The whole thing is well worth reading, starting with this:
TELEVISION has always danced with the show-business devil. The need for pictures can distort judgments about what is news and what is not, what is best for the viewer and what is not. And the success of a show like “Victory at Sea” owed much to sometimes soaring, sometimes sombre background music. Before People and “Lifestyles of the Rich and Famous,” Edward R. Murrow was the host of the weekly “Person to Person,” asking his celebrity guests, “What was the biggest thrill of your career?” The search for likable personalities and attractive faces yielded first Charles Van Doren on “Twenty-One” and then, years later, Phyllis George as co-host of the “CBS Morning News.” The most successful television show in history–“60 Minutes”–owes much to tenacious reporting and good writing and much to entertainment values as well. “In a way, ’60 Minutes’ is a Western,” the late esteemed CBS producer Burton Benjamin declared in 1987. “It began with two guys in the white hats–Mike Wallace and Harry Reasoner–pursuing the black hats and prevailing. The black hats were thieves, rip-off artists, dishonest politicians, corporations involved in hanky-panky, labor unions that were doing some unpleasant things, and so forth. ’60 Minutes’ rarely, if ever, dealt with matters like arms control or the budget deficit.
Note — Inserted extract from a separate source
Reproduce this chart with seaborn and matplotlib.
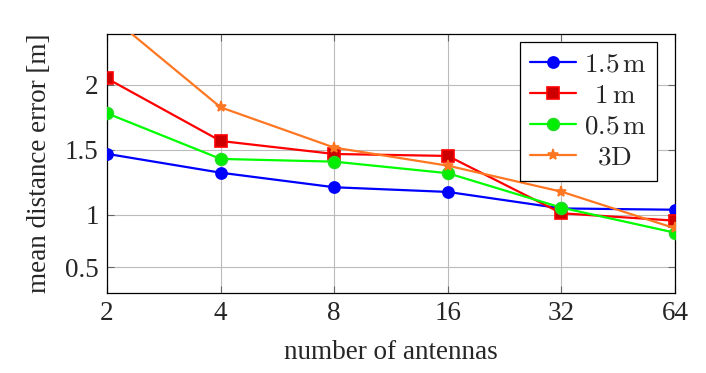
import numpy as np
import pandas as pd
import matplotlib
matplotlib.use("Agg")
import matplotlib.pyplot as plt
import seaborn as sns

antennas = [2, 4, 8, 16, 32, 64]
err_15m = [1.47, 1.325, 1.213, 1.177, 1.05, 1.04]
err_1m = [2.05, 1.569, 1.469, 1.454, 1.013, 0.945]
err_05m = [1.782, 1.431, 1.41, 1.321, 1.056, 0.83]
err_3d = [2.55, 1.828, 1.518, 1.379, 1.179, 0.872]
labels = [r"$1.5\,\mathrm{m}$", r"$\;\,1\,\mathrm{m}$", r"$0.5\,\mathrm{m}$", r"$\;\;\mathrm{3D}$"]
xticks = [2, 4, 8, 16, 32, 64]
yticks = [0.5, 1, 1.5, 2]

sns.set_style("white")
plt.rcParams["font.family"] = ["Liberation Serif", "DejaVu Serif"]
plt.rcParams["mathtext.fontset"] = "cm"

fig = plt.figure(figsize=(7.06, 3.73), dpi=100)
ax = fig.add_axes([0.1516, 0.2145, 0.8046, 0.6943])

K = 0.805
def fwd(v):
    v = np.asarray(v, dtype=float)
    return np.where(v >= 1, v, 1 - (1 - v) * K)
def inv(y):
    y = np.asarray(y, dtype=float)
    return np.where(y >= 1, y, 1 - (1 - y) / K)

ax.set_xscale("log", base=2)
ax.set_yscale("function", functions=(fwd, inv))

series = [
    (err_15m, "#0000ff", "o", "#0000ff", "#0000ff", 8),
    (err_1m, "#ff0000", "s", "#cc0000", "#ff0000", 8.5),
    (err_05m, "#00ff00", "o", "#00ee00", "#22dd22", 8.5),
    (err_3d, "#ff7722", "*", "#ff7722", "#ff7722", 8),
]
for (vals, col, mk, fc, ec, ms), lab in zip(series, labels):
    df = pd.DataFrame({"x": antennas, "y": vals})
    sns.lineplot(data=df, x="x", y="y", ax=ax, color=col, marker=mk,
                 markerfacecolor=fc, markeredgecolor=ec, markersize=ms,
                 markeredgewidth=1.2, linewidth=1.6, label=lab, zorder=3)

ax.set_xlim(2, 64)
ax.set_ylim(0.254, 2.392)
ax.set_xticks(xticks)
ax.set_xticklabels([str(t) for t in xticks])
ax.xaxis.set_minor_locator(matplotlib.ticker.NullLocator())
ax.set_yticks(yticks)
ax.set_yticklabels(["0.5", "1", "1.5", "2"])
ax.yaxis.set_minor_locator(matplotlib.ticker.NullLocator())
ax.grid(True, color="#bbbbbb", linewidth=0.8)
ax.set_axisbelow(True)
ax.tick_params(direction="in", length=5, color="#666666", labelsize=19.5,
               top=True, right=True, bottom=True, left=True, pad=6)
for s in ax.spines.values():
    s.set_color("black")
    s.set_linewidth(0.9)

ax.set_xlabel("number of antennas", fontsize=19.5, labelpad=10)
ax.set_ylabel("mean distance error [m]", fontsize=19.5, labelpad=9)

leg = ax.legend(loc="upper right", bbox_to_anchor=(0.968, 0.968), borderaxespad=0,
                fontsize=19.5, frameon=True, fancybox=False, edgecolor="black",
                framealpha=1, handlelength=1.7, labelspacing=0.22, borderpad=0.38,
                handletextpad=0.3)
leg.get_frame().set_linewidth(0.9)

fig.savefig("out.png", dpi=100)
It dealt with ‘stories’ and good guys and bad guys most of the time.”
Television’s greatest distortions may occur on the talk shows. “It’s unfortunate, in a way, what the talk shows and the talk-show culture . . . have done to the business of writing,” the writer Wendy Kaminer said on the Canadian Broadcasting Corporation’s excellent documentary “Talk Television” earlier this year. “You can’t write a serious book anymore. Anybody who writes a nonfiction book that has any kind of social criticism or political commentary has to be prepared to go on talk shows, and you have to be able to reduce the book to a series of twenty- or thirty-second sound bites.” The need to compress answers for reasons of time and drama, coupled with news-discussion shows like “The McLaughlin Group” and “Crossfire” and “Capital Gang,” raises the decibel level of American politics. The common and false presumption of these shows is that most public-policy questions fall into a liberal or a conservative box–into yes-or-no answers.
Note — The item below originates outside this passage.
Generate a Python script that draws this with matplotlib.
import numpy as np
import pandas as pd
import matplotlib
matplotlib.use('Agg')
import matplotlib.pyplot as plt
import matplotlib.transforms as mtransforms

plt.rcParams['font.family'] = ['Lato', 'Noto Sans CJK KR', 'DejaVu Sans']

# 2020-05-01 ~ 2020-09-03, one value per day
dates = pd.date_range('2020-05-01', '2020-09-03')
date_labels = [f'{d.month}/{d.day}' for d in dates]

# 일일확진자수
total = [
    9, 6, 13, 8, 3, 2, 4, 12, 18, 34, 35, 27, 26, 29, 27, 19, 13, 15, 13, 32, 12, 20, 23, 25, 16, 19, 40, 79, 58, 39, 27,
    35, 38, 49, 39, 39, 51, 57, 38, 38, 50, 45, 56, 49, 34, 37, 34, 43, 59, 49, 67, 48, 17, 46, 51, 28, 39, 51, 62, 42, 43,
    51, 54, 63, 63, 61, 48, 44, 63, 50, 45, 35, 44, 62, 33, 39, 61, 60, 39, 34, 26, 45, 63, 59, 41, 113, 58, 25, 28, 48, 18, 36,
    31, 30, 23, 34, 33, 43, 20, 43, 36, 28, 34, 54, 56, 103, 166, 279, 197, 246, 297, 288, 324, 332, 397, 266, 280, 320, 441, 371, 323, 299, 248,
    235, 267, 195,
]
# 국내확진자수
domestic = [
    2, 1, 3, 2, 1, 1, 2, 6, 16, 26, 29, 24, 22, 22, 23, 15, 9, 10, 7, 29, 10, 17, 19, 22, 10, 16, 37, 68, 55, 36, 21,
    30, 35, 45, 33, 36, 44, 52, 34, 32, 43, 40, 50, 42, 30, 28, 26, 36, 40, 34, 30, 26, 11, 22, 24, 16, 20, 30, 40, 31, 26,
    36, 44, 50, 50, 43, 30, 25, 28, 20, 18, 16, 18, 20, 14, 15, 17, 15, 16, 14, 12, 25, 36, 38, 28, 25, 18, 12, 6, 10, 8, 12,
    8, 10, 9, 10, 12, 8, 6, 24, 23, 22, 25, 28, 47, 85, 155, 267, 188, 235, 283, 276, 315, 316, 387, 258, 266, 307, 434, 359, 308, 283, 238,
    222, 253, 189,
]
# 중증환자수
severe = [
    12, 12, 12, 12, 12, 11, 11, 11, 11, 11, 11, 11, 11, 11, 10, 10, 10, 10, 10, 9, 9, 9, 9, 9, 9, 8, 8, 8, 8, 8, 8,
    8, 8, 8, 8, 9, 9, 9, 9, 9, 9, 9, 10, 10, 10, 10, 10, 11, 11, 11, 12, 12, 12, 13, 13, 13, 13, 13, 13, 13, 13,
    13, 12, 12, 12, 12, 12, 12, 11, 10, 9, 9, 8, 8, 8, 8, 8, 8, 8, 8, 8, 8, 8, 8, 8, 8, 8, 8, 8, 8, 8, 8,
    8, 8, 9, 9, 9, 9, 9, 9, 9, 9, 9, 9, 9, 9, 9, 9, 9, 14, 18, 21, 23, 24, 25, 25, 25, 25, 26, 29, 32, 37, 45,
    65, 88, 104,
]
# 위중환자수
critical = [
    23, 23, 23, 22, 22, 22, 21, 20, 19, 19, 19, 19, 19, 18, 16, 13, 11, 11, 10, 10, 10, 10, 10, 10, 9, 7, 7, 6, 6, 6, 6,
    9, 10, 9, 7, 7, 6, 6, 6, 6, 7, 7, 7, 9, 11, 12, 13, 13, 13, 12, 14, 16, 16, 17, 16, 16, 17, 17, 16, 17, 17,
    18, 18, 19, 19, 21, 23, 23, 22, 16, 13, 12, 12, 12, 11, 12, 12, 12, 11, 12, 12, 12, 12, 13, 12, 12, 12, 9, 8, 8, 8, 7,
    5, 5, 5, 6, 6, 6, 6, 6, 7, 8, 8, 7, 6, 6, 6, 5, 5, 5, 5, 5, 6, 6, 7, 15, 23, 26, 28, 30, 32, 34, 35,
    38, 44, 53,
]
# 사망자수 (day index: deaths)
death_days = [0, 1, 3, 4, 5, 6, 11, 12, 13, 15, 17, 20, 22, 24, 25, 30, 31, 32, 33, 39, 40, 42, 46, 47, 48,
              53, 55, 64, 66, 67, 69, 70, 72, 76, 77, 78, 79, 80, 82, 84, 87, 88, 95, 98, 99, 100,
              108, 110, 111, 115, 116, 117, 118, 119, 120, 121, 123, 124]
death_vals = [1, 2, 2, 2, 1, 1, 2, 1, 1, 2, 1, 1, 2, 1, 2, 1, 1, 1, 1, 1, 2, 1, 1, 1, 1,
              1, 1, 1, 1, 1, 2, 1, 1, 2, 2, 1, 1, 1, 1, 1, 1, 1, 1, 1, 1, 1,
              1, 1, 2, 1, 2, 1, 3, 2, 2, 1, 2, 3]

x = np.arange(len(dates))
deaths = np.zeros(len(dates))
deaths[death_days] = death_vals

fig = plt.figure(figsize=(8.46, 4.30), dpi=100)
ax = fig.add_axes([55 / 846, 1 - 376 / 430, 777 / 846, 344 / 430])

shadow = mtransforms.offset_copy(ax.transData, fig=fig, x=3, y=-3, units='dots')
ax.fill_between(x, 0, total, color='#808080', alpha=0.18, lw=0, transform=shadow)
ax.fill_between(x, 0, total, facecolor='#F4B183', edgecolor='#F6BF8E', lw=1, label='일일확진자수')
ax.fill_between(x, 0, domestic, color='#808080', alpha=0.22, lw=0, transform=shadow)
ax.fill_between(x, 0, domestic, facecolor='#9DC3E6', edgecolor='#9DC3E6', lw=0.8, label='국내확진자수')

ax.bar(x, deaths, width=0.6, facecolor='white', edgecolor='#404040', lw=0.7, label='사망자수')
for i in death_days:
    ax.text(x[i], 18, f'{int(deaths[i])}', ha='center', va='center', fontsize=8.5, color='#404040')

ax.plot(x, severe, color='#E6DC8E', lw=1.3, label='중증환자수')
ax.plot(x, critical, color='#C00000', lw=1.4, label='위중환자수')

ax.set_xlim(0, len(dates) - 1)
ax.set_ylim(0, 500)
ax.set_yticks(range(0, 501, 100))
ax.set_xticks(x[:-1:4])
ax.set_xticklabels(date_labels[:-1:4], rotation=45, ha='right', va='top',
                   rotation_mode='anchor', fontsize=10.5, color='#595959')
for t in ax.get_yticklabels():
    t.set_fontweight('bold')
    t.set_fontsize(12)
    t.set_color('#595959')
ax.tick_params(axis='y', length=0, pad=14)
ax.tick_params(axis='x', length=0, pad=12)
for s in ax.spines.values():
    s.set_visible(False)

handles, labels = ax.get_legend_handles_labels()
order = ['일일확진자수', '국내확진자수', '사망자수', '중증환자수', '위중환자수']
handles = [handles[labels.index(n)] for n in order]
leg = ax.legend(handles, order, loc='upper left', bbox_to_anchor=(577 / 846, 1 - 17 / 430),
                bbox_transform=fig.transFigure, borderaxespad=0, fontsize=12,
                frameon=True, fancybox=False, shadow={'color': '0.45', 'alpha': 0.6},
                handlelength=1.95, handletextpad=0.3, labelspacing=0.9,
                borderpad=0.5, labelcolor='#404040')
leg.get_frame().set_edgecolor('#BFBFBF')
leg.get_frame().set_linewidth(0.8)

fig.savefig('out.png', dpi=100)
Distortion inevitably creeps into news. Presidential candidates are reduced to an average sound bite of about eight seconds on the evening news. Serious producers and correspondents, sometimes without realizing it, encourage those they interview to rush–to give them a sharp sound bite. “Ratings are the scorecard,” David Bartlett, the president of the Radio-Television News Directors Association, told an Alfred I. DuPont-Columbia University Forum last January. Commenting on the outburst of tabloidlike “magazine” shows, the current NBC News president, Andrew Lack, told the same forum, “We got too good at producing the hooks, and unfortunately the audience took the bait.”
Ahh, those innocent 1990s, before the audience had a way to talk back.